This last summer I was passing through Washington DC on my way out west; and during my layover I took a few hours to visit with an old friend. It was a warm summer morning as we sat on the outside furniture of the hotel patio drinking coffee and talking, as we always do, about topics far and wide. That day we kept circling back to the same theme, the wasteland that America’s literary scene has become. Oh, I don’t mean there aren’t writers – there are more than ever. And I don’t mean there isn’t talent, that is always there; even in such unlikely places as oxygen-less soviet Russia.
Our remunerations were more on the nouveau aloneness of writing.
Gone are the days of a hungover Hemingway wandering into “Shakespeare and Company” to commiserate with Ezra Pound and Sylvia Beach; the smell of pigeon still on his breath.
Accidentally bumping into Paul Gauguin and Henry Matisse beside the Seine painting over-and-over again the same foul waters. Fighting with F. Scott Fitzgerald over prose.

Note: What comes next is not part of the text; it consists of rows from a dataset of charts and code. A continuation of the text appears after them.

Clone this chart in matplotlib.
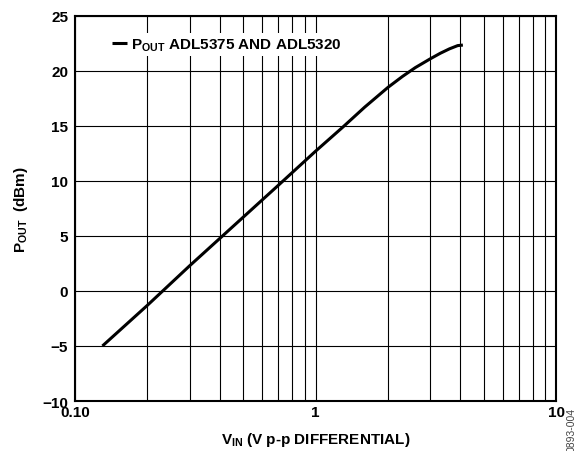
import numpy as np
import matplotlib
matplotlib.use("Agg")
import matplotlib.pyplot as plt
from matplotlib.ticker import FixedLocator, LogLocator, NullFormatter

plt.rcParams['font.family'] = 'Liberation Sans'
plt.rcParams['font.weight'] = 'bold'
plt.rcParams['mathtext.fontset'] = 'custom'
plt.rcParams['mathtext.rm'] = 'Liberation Sans:bold'
plt.rcParams['mathtext.it'] = 'Liberation Sans:bold'
plt.rcParams['mathtext.bf'] = 'Liberation Sans:bold'

# data
vin = [0.13, 0.2, 0.3, 0.5, 0.7, 1.0, 1.3, 1.6, 2.0, 2.3, 2.6, 3.0, 3.3, 3.6, 3.9, 4.1]
pout = [-5.0, -1.3, 2.3, 6.7, 9.6, 12.7, 14.9, 16.7, 18.5, 19.5, 20.3, 21.1, 21.6, 22.0, 22.3, 22.35]

x_ticks = [0.1, 1, 10]
x_labels = ['0.10', '1', '10']
y_ticks = [-10, -5, 0, 5, 10, 15, 20, 25]
y_labels = ['\u221210', '\u22125', '0', '5', '10', '15', '20', '25']

fig = plt.figure(figsize=(5.87, 4.52), dpi=100)
ax = fig.add_axes([0.1278, 0.1106, 0.8194, 0.852])

ax.plot(vin, pout, color='black', lw=2.2, solid_capstyle='butt', solid_joinstyle='round',
        label='$P_{OUT}$ ADL5375 AND ADL5320')

ax.set_xscale('log')
ax.set_xlim(0.1, 10)
ax.set_ylim(-10, 25)
ax.xaxis.set_major_locator(FixedLocator(x_ticks))
ax.set_xticklabels(x_labels)
ax.xaxis.set_minor_locator(LogLocator(base=10, subs=np.arange(2, 10)))
ax.xaxis.set_minor_formatter(NullFormatter())
ax.set_yticks(y_ticks)
ax.set_yticklabels(y_labels)

ax.grid(True, which='both', axis='x', color='black', lw=0.8)
ax.grid(True, which='major', axis='y', color='black', lw=0.8)
ax.set_axisbelow(True)
ax.tick_params(which='both', length=0, labelsize=11)
ax.tick_params(axis='x', pad=3)
ax.tick_params(axis='y', pad=5)
for s in ax.spines.values():
    s.set_linewidth(1.5)

ax.set_xlabel('$V_{IN}$ (V p-p DIFFERENTIAL)', fontsize=11, fontweight='bold', labelpad=8)
ax.set_ylabel('$P_{OUT}$  (dBm)', fontsize=11, fontweight='bold', labelpad=9)

leg = ax.legend(loc='upper left', bbox_to_anchor=(0.055, 0.975), fontsize=11,
                handlelength=1.0, handletextpad=0.25, borderpad=0.2,
                frameon=True, fancybox=False)
leg.get_frame().set_facecolor('white')
leg.get_frame().set_edgecolor('none')
leg.get_frame().set_alpha(1)

fig.text(0.973, 0.0, '0893-004', rotation=90, fontsize=7.5, fontweight='normal',
         ha='center', va='bottom', color='#444444')

fig.savefig('out.png', dpi=100)
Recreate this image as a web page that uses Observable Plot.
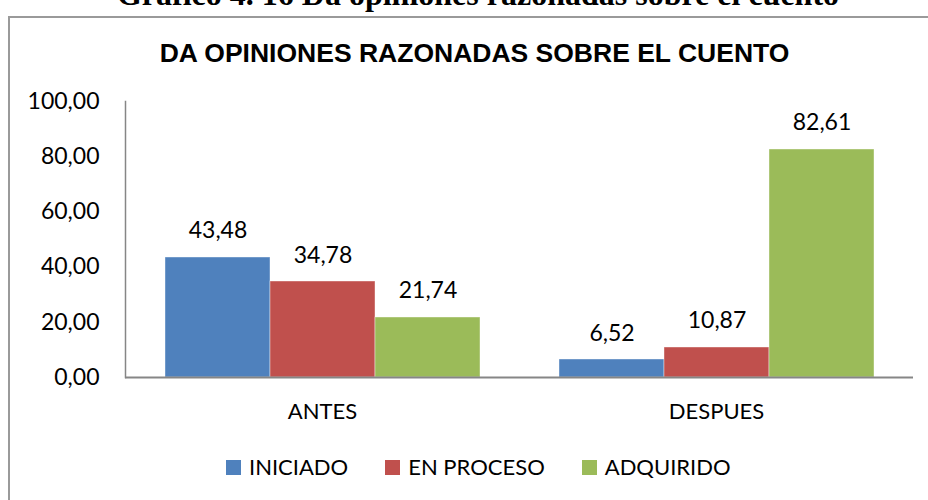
<!DOCTYPE html>
<html>
<head>
<meta charset="utf-8">
<script src="https://cdn.jsdelivr.net/npm/d3@7"></script>
<script src="https://cdn.jsdelivr.net/npm/@observablehq/plot@0.6"></script>
<style>
  html, body { margin: 0; padding: 0; background: #fff; }
  #wrap { position: relative; width: 928px; height: 500px; overflow: hidden; background: #fff; }
  #box { position: absolute; left: 8px; top: 16px; width: 1000px; height: 600px; border: 2px solid #9a9a9a; box-sizing: border-box; }
  #t1 { position: absolute; left: 0; width: 956px; top: -21.8px; text-align: center; white-space: nowrap;
        font-family: "Liberation Serif", "Times New Roman", serif; font-weight: bold; font-size: 32px; line-height: 32px; color: #000; }
  #t2 { position: absolute; left: 0; width: 949px; top: 39.6px; text-align: center; white-space: nowrap;
        font-family: "Liberation Sans", Arial, sans-serif; font-weight: bold; font-size: 26.5px; line-height: 26.5px; color: #000; }
  #chart { position: absolute; left: 0; top: 0; }
  #legend { position: absolute; left: 226px; top: 455.5px; white-space: nowrap;
            font-family: Lato, sans-serif; font-size: 22px; line-height: 22px; color: #000; }
  #legend .item { display: inline-block; margin-right: 37px; }
  #legend .sw { display: inline-block; width: 15px; height: 15px; margin-right: 8px; vertical-align: baseline; }
</style>
</head>
<body>
<div id="wrap">
  <div id="box"></div>
  <div id="t1">Gráfico 4. 16 Da opiniones razonadas sobre el cuento</div>
  <div id="t2">DA OPINIONES RAZONADAS SOBRE EL CUENTO</div>
  <div id="chart"></div>
  <div id="legend"></div>
</div>
<script>
const groups = ["ANTES", "DESPUES"];
const series = ["INICIADO", "EN PROCESO", "ADQUIRIDO"];
const antes = [43.48, 34.78, 21.74];
const despues = [6.52, 10.87, 82.61];
const colors = ["#4F81BD", "#C0504D", "#9BBB59"];
const yTicks = [0, 20, 40, 60, 80, 100];

const data = [];
groups.forEach((g, i) => series.forEach((s, j) =>
  data.push({group: g, serie: s, value: (i === 0 ? antes : despues)[j]})));

const fmt = d => d.toFixed(2).replace(".", ",");

const chart = Plot.plot({
  width: 928,
  height: 500,
  marginLeft: 125,
  marginRight: 15,
  marginTop: 101,
  marginBottom: 123,
  style: {fontFamily: "Lato, sans-serif", fontSize: "23px", color: "#000", background: "transparent"},
  fx: {domain: groups, paddingInner: 0, paddingOuter: 0, label: null},
  x: {domain: series, paddingInner: 0, paddingOuter: 0.376, axis: null},
  y: {domain: [0, 100]},
  color: {domain: series, range: colors},
  marks: [
    Plot.barY(data, {fx: "group", x: "serie", y: "value", fill: "serie", stroke: "#ffffff", strokeOpacity: 0.5, strokeWidth: 0.8}),
    Plot.text(data, {fx: "group", x: "serie", y: "value", text: d => fmt(d.value), lineAnchor: "bottom", dy: -19, fontSize: 23, fill: "#000"}),
    Plot.ruleY([0], {stroke: "#868686", strokeWidth: 2}),
    Plot.frame({anchor: "left", facetAnchor: "left", stroke: "#868686", strokeWidth: 1.5}),
    Plot.axisY({ticks: yTicks, tickFormat: fmt, tickSize: 0, tickPadding: 26, label: null, fontSize: 23}),
    Plot.axisFx({anchor: "bottom", tickSize: 0, tickPadding: 26, label: null, fontSize: 22})
  ]
});
document.getElementById("chart").appendChild(chart);

const legend = document.getElementById("legend");
series.forEach((s, i) => {
  const item = document.createElement("span");
  item.className = "item";
  const sw = document.createElement("span");
  sw.className = "sw";
  sw.style.background = colors[i];
  item.appendChild(sw);
  item.appendChild(document.createTextNode(s));
  legend.appendChild(item);
});
</script>
</body>
</html>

Taking an angry drive down to the Riviera to drink absinthe as an excuse for the madness and the folly of those times; all sponsored by the powerful, rich yet colorless aristocrats who subsidized the erratic lives of those authors and artists as a way to enliven their own dull lives.
Where can I find the pub where those of us who want to can go listen to C.S. Lewis and J.R.R. Tolkien as they get drunk on warm English beer and argue about religion and faith and its role in literature?
Alas, the answer is unsatisfying. Because nowadays that contest happens on social media. Creepy people stalking each other in “Secret” Facebook group pages, hitting ‘like’ as the greatest expression of our artistic passion – or that new little frowny face as the ultimate articulation of our rage. Authors are famous for their emotional outbursts – are they not? Dramatically hitting “frowny, frowny, frowny” as our definitive act of antimony. Crawling out of bed in our tiny condos to walk over and switch on the laptop, stopping for a bowl of Cheerios before we dive into our online worlds; sigh. I have become nostalgic for the days of dressing up, elegant balls and late-night trysts and the midnight motorcar rides with like-minded enemies; Mario Vargas Llosa and Gabriel Garcia Marquez drunkenly brawling in a Madrid bar – never to speak again.
And I think of my other virtual author ‘friends’, who I’m sure would agree with my assertion that our generation’s Belle Époque sucks. They, I’m sure, also ask that most prescient of questions: where are the generous sponsors of art-for-arts-sake? The nobles and aristocrats and elites whose drawing rooms overflowed with novelists and poets in the books of W. Somerset Maugham? The answer – such as it is – is that now they fund politics, the rich colorless people do. The Koch brothers supporting cardboard online ‘journals’ and George Soros pouring money into amplifying the whines and temper-tantrums of the unenlightened. To be sure, the government hasn’t helped – not that it should. Filling out those online applications for funding at the ironically named “National Endowment for the Arts” where my application, filled out in triplicate upon carbon paper and stamped with the appropriate seals and signatures, is analyzed by a bureaucrat for whether I am of the requisite gender, race, minority and political background to be considered. As if a government bureaucrat can identify art; as if that’s what the government should be doing in the first place.
To say nothing of the “publishing houses” that produce volume after volume of Clive Cussler and Dan Brown for the lining of their pockets and at the expense of the next generation of great American novels. Is there anywhere for us to go, in a generation where the world’s greatest literary prize, the Nobel, is gifted to a wealthy peddler of three-minute-jingles? I often wonder if Alexander Solzhenitsyn and Edgar Allen Poe and Jean Paul Sartre would have made it in the world of Harry Potter?
Back to my friend – invariably our conversation drifted into the territory of ‘what-ifs’ and ‘if only’. I do have a ‘what if’, perhaps it’s actually more of an ‘if only’. So here goes: there’s a remarkable hotel in the foothills of the Venezuelan Andes. At about 12,000 feet, it was built in the 1600s by the Franciscans as a monastery and a refuge for travelers, sitting as it does equidistant between the sweltering valley below and the great colonial city of Merida; upon a footpath that was haunted by the ancient ghosts of that old place, making night travel impossible. The wary travelers would move expeditiously up the path to wait out the perilous night under the protection of the monks; then on they would go the next morning. It is a magical place.
Such an impact did it have on my imagination that it figures prominently in my 2nd novel, “The Burning of San Porfirio”.
‘If only’ I sold ten million novels, or a movie was made of “Lords of Misrule”. If only I had the wherewithal to sponsor my own époque; I’d buy that monastery and turn it into the epicenter of a new literary movement – we’d call it the époque de liberté. Sitting around the wood-paneled bar at the ceiling of the world nestled in a crevice in the Andes, fighting out the ideas of liberalism and talent and authority – faith and freedom and religion. ‘If only’, of course, Venezuela itself hadn’t become a totalitarian dictatorship.